25 of 27 people found this review helpful.
I would join with the other reviewers here in recognizing this work as a tour de force in the field of authentic, regional French cooking. I have owned the earlier edition for a number of years and have used it to produce successful, one-of-a-kind results. I would also echo the comments of others in warning prospective purchasers not to expect any simple, quick, or uninvolved recipes in this book. Many main courses require several steps of preparation spread over more than one day. It is also true that many of the recipes still call for ingredients that are hardly on the shelves of the average (or even above average) pantry (e.g., ventreche, piment d'Espelette, rendered duck or goose fat, etc.). Having said all that, there are some wonderful recipes here. However, the changes worked into this new edition sometimes leave me baffled. To take one example, both the old and new editions include a recipe for duck "ham," an air-cured preparation that, when it works, produces a prosciutto-like result. The substantive difference between the old and new versions of this recipe call for the cook to "shave off the duck skin [from the duck breast that is used to make the ham] leaving the fat underneath intact." This really calls for an illustration or at least some additional explanation, in my opinion, because the skin and subcutaneous fat on the duck breast I examined after reading this instrucion are, as I expected would be the case, as one. Note that in the earlier version of this recipe, the skin was left intact. I've found a few more such amendments to recipes that didn't seem to make things any clearer (not to mention easier), and while I cannot say that there aren't any recipes that have been improved by revision, they haven't jumped out at me yet.
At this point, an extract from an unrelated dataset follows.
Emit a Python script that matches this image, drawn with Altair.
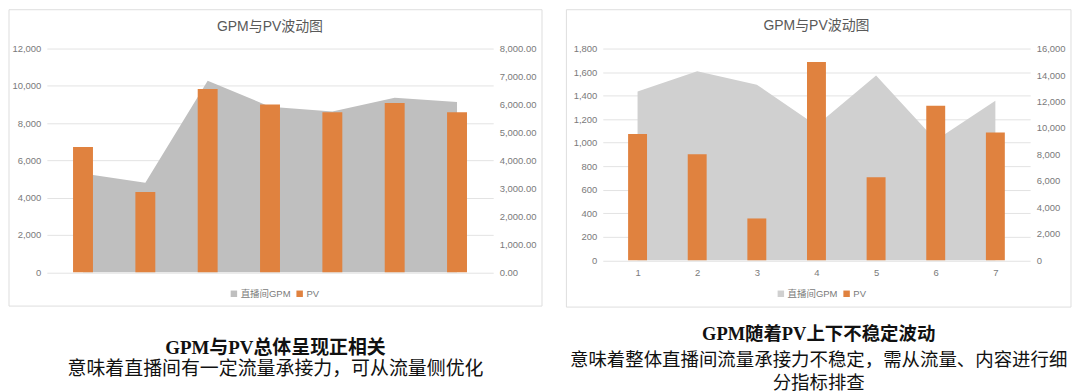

A few of the new recipes look interesting, but they rise to the same level of challenge as all of the other recipes in this collection always have. Still, for those willing to invest a great deal of time and attention in the preparation of authentic Southwestern French cuisine, this is THE text in English.
Editorial Review:
Greeted upon its publication in 1983 as one of the truly great works of culinary art, Paula Wolfert's The Cooking of South-West France is an exploration of the gastronomic delights of one of France's most extraordinary regions. While its cuisine makes use of sophisticated ingredients like foie gras, truffles, and Armagnac, it is, at heart, rustic, abounding in such deeply flavorful dishes as cassoulets and the delicious preserved meats and poultry known as confits. In her five years of research Wolfert has collected and refined over 150 recipes from both local home cooks and some of France's greatest chefs, and has produced a book anyone who is serious about food will want to own.